Media revolución política no está mal para un país que pasó de la colonización a la dictadura sin solución de continuidad -y los éxitos de esta media revolución se deberán proteger, sin duda-, pero es poco para esta población socialmente excluida que no se jugó -y a veces la entregó- la vida sólo para satisfacer los derechos civiles de una clase media que, en plena crisis, mira ahora con nostalgia el pasado. Con la comida en caída libre, una inflación galopante, un paro juvenil aún mayor que en tiempos de Ben Ali, sin servicios públicos elementales en las regiones del interior, el “consenso de élites” es consenso porque prolonga la misma política económica que determinó el derrumbe del régimen anterior: abandono del campo, la deuda externa, acuerdos de libre comercio con la UE (como Alec, actualmente en negociación) y, para contener las protestas sociales, represión policial indiscriminada.

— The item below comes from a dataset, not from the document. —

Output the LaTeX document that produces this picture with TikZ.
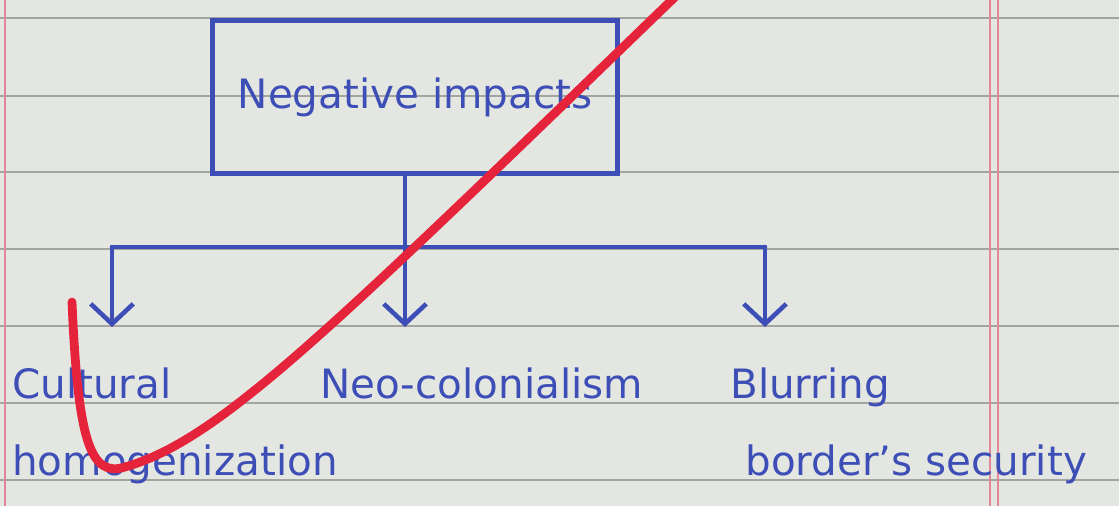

Cuando se cumplen ocho años de la revolución del 14 de enero, en Túnez todo va bien y todo va mal. Sigue siendo un referente y un ejemplo; y sigue siendo un hervidero y un harapo. De momento la UE muestra mucho interés en proteger este referente y este ejemplo, pero hace muy poco -o todo lo contrario- para calmar el hormiguero y arreglar el harapo. En último término lo sabemos, si cambian las cosas se olvidará de la democracia, incluso en su versión elitista, como ya se está haciendo en la misma Europa, y apoyará cualquier gobierno que asegure los ejes centrales del “consenso” colonial: economía neoliberal y política migratoria.